Can you set down, exactly as they appear below, the lines from the opening of the material through the one bearing "0.01, 0.01, 0.01, 0.015, 0.02];", minus the pictures?

==== Recorded data

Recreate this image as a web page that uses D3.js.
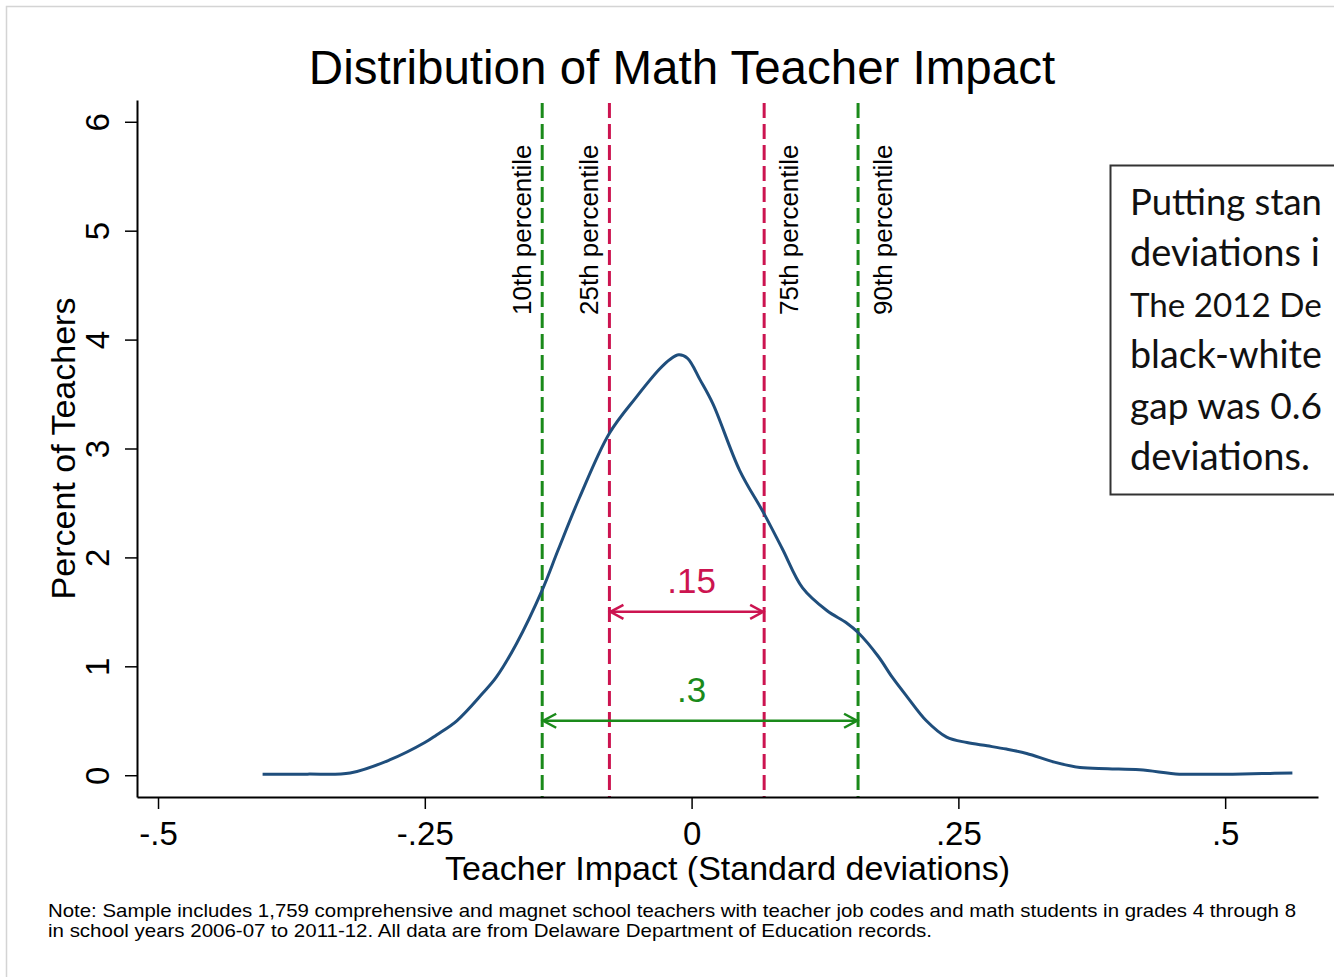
<!DOCTYPE html>
<html>
<head>
<meta charset="utf-8">
<script src="https://cdnjs.cloudflare.com/ajax/libs/d3/7.8.5/d3.min.js"></script>
<style>
  body { margin: 0; background: #fff; }
  svg { display: block; font-family: "Liberation Sans", Arial, sans-serif; }
</style>
</head>
<body>
<div id="chart"></div>
<script>
// Kernel density of teacher impact
var impact = [-0.402, -0.36, -0.32, -0.283, -0.25, -0.239, -0.22, -0.196, -0.183, -0.164,
  -0.14, -0.125, -0.105, -0.077, -0.052, -0.03, -0.02, -0.012, -0.004, 0.008, 0.02,
  0.045, 0.068, 0.085, 0.104, 0.127, 0.145, 0.156, 0.175, 0.188, 0.202,
  0.22, 0.239, 0.258, 0.277, 0.295, 0.314, 0.34, 0.364, 0.39, 0.42,
  0.457, 0.48, 0.507, 0.535, 0.563];
var percent = [0.01, 0.01, 0.02, 0.14, 0.30, 0.37, 0.50, 0.75, 0.90, 1.21,
  1.70, 2.07, 2.55, 3.14, 3.47, 3.73, 3.82, 3.86, 3.83, 3.63, 3.41,
  2.80, 2.40, 2.08, 1.72, 1.51, 1.40, 1.31, 1.09, 0.90, 0.72,
  0.50, 0.35, 0.30, 0.27, 0.24, 0.20, 0.12, 0.07, 0.06, 0.05,
  0.01, 0.01, 0.01, 0.015, 0.02];

// Percentile lines
var pctNames = ["10th percentile", "25th percentile", "75th percentile", "90th percentile"];
var pctValues = [-0.14, -0.077, 0.068, 0.156];
var pctColors = ["#1a8a1a", "#cc1450", "#cc1450", "#1a8a1a"];

// Spread arrows
var spreadLabels = [".15", ".3"];
var spreadFrom = [-0.077, -0.14];
var spreadTo = [0.068, 0.156];
var spreadY = [1.5, 0.5];
var spreadColors = ["#cc1450", "#1a8a1a"];

var xTicks = [-0.5, -0.25, 0, 0.25, 0.5];
var xTickLabels = ["-.5", "-.25", "0", ".25", ".5"];
var yTicks = [0, 1, 2, 3, 4, 5, 6];

// callout, as much of it as shows before the right edge
var boxLines = ["Putting stan", "deviations i", "The 2012 De",
  "black-white", "gap was 0.6", "deviations."];

var noteLines = [
  "Note: Sample includes 1,759 comprehensive and magnet school teachers with teacher job codes and math students in grades 4 through 8",
  "in school years 2006-07 to 2011-12. All data are from Delaware Department of Education records."
];

var svgWidth = 1334;
var svgHeight = 977;

var plot = { left: 137, right: 1318, top: 100, bottom: 797 };

var svg = d3.select("#chart")
    .append("svg")
    .attr("width", svgWidth)
    .attr("height", svgHeight);

// light outer frame
svg.append("rect")
    .attr("x", 6.5).attr("y", 6.5)
    .attr("width", 1400).attr("height", 1100)
    .attr("fill", "#fff")
    .attr("stroke", "#d4d4d4")
    .attr("stroke-width", 1.5);

var x = d3.scaleLinear()
    .domain([-0.5197, 0.587])
    .range([plot.left, plot.right]);

var y = d3.scaleLinear()
    .domain([-0.2, 6.2])
    .range([plot.bottom, plot.top]);

// title
svg.append("text")
    .attr("x", 682)
    .attr("y", 84)
    .attr("text-anchor", "middle")
    .attr("font-size", 47.5)
    .attr("fill", "#000")
    .text("Distribution of Math Teacher Impact");

// percentile lines
pctValues.forEach(function(v, i) {
  svg.append("line")
      .attr("x1", x(v)).attr("x2", x(v))
      .attr("y1", plot.top + 3).attr("y2", plot.bottom)
      .attr("stroke", pctColors[i])
      .attr("stroke-width", 3)
      .attr("stroke-dasharray", "15,6");

  var tx = i < 2 ? x(v) - 11 : x(v) + 34;
  svg.append("text")
      .attr("transform", `translate(${tx},315) rotate(-90)`)
      .attr("font-size", 26)
      .attr("fill", "#000")
      .text(pctNames[i]);
});

// spread arrows
spreadLabels.forEach(function(lab, i) {
  var x1 = x(spreadFrom[i]), x2 = x(spreadTo[i]), yy = y(spreadY[i]);
  var g = svg.append("g")
      .attr("stroke", spreadColors[i])
      .attr("stroke-width", 2.5)
      .attr("fill", "none");
  g.append("line").attr("x1", x1).attr("x2", x2).attr("y1", yy).attr("y2", yy);
  g.append("path").attr("d", `M${x1 + 14},${yy - 7}L${x1 + 1},${yy}L${x1 + 14},${yy + 7}`);
  g.append("path").attr("d", `M${x2 - 14},${yy - 7}L${x2 - 1},${yy}L${x2 - 14},${yy + 7}`);

  svg.append("text")
      .attr("x", x(0))
      .attr("y", yy - 19)
      .attr("text-anchor", "middle")
      .attr("font-size", 35)
      .attr("fill", spreadColors[i])
      .text(lab);
});

// density curve
var line = d3.line()
    .x(function(d, i) { return x(impact[i]); })
    .y(function(d) { return y(d); })
    .curve(d3.curveCatmullRom.alpha(0.5));

svg.append("path")
    .datum(percent)
    .attr("d", line)
    .attr("fill", "none")
    .attr("stroke", "#1f4e7c")
    .attr("stroke-width", 3)
    .attr("stroke-linejoin", "round");

// axes
var xAxis = d3.axisBottom(x)
    .tickValues(xTicks)
    .tickFormat(function(d, i) { return xTickLabels[i]; })
    .tickSize(12)
    .tickSizeOuter(0);

var gx = svg.append("g")
    .attr("transform", `translate(0,${plot.bottom})`)
    .call(xAxis);
gx.select(".domain").attr("stroke-width", 2);
gx.selectAll(".tick line").attr("stroke-width", 1.5);
gx.selectAll(".tick text")
    .attr("font-size", 33)
    .attr("font-family", "Liberation Sans, Arial, sans-serif")
    .attr("y", 25);

var yAxis = d3.axisLeft(y)
    .tickValues(yTicks)
    .tickFormat(d3.format("d"))
    .tickSize(12)
    .tickSizeOuter(0);

var gy = svg.append("g")
    .attr("transform", `translate(${plot.left},0)`)
    .call(yAxis);
gy.select(".domain").attr("stroke-width", 2);
gy.selectAll(".tick line").attr("stroke-width", 1.5);
gy.selectAll(".tick text")
    .attr("font-size", 33)
    .attr("font-family", "Liberation Sans, Arial, sans-serif")
    .attr("x", null).attr("dy", null)
    .attr("text-anchor", "middle")
    .attr("transform", "translate(-28,0) rotate(-90)");

// axis titles
svg.append("text")
    .attr("x", (plot.left + plot.right) / 2)
    .attr("y", 880)
    .attr("text-anchor", "middle")
    .attr("font-size", 34)
    .text("Teacher Impact (Standard deviations)");

svg.append("text")
    .attr("transform", `translate(75,${(plot.top + plot.bottom) / 2}) rotate(-90)`)
    .attr("text-anchor", "middle")
    .attr("font-size", 34)
    .text("Percent of Teachers");

// note
svg.append("text")
    .attr("x", 48).attr("y", 917)
    .attr("font-size", 19)
    .attr("textLength", 1248)
    .attr("lengthAdjust", "spacingAndGlyphs")
    .text(noteLines[0]);
svg.append("text")
    .attr("x", 48).attr("y", 937)
    .attr("font-size", 19)
    .attr("textLength", 884)
    .attr("lengthAdjust", "spacingAndGlyphs")
    .text(noteLines[1]);

// callout box, running past the right edge
svg.append("rect")
    .attr("x", 1110.5).attr("y", 165.5)
    .attr("width", 400).attr("height", 329)
    .attr("fill", "#fff")
    .attr("stroke", "#333")
    .attr("stroke-width", 2);

boxLines.forEach(function(t, i) {
  var txt = svg.append("text")
      .attr("x", 1130)
      .attr("y", 215 + i * 51)
      .attr("font-family", "Lato, 'Open Sans', sans-serif")
      .attr("font-size", 38)
      .attr("fill", "#111")
      .text(t);
  var w = txt.node().getComputedTextLength();
  if (1130 + w > 1322) {
    txt.attr("font-size", 38 * (1322 - 1130) / w);
  }
});
</script>
</body>
</html>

========

*Task response*
Recreate this image as a web page that uses D3.js.
<!DOCTYPE html>
<html>
<head>
<meta charset="utf-8">
<script src="https://cdnjs.cloudflare.com/ajax/libs/d3/7.8.5/d3.min.js"></script>
<style>
  body { margin: 0; background: #fff; }
  svg { display: block; font-family: "Liberation Sans", Arial, sans-serif; }
</style>
</head>
<body>
<div id="chart"></div>
<script>
// Kernel density of teacher impact
var impact = [-0.402, -0.36, -0.32, -0.283, -0.25, -0.239, -0.22, -0.196, -0.183, -0.164,
  -0.14, -0.125, -0.105, -0.077, -0.052, -0.03, -0.02, -0.012, -0.004, 0.008, 0.02,
  0.045, 0.068, 0.085, 0.104, 0.127, 0.145, 0.156, 0.175, 0.188, 0.202,
  0.22, 0.239, 0.258, 0.277, 0.295, 0.314, 0.34, 0.364, 0.39, 0.42,
  0.457, 0.48, 0.507, 0.535, 0.563];
var percent = [0.01, 0.01, 0.02, 0.14, 0.30, 0.37, 0.50, 0.75, 0.90, 1.21,
  1.70, 2.07, 2.55, 3.14, 3.47, 3.73, 3.82, 3.86, 3.83, 3.63, 3.41,
  2.80, 2.40, 2.08, 1.72, 1.51, 1.40, 1.31, 1.09, 0.90, 0.72,
  0.50, 0.35, 0.30, 0.27, 0.24, 0.20, 0.12, 0.07, 0.06, 0.05,
  0.01, 0.01, 0.01, 0.015, 0.02];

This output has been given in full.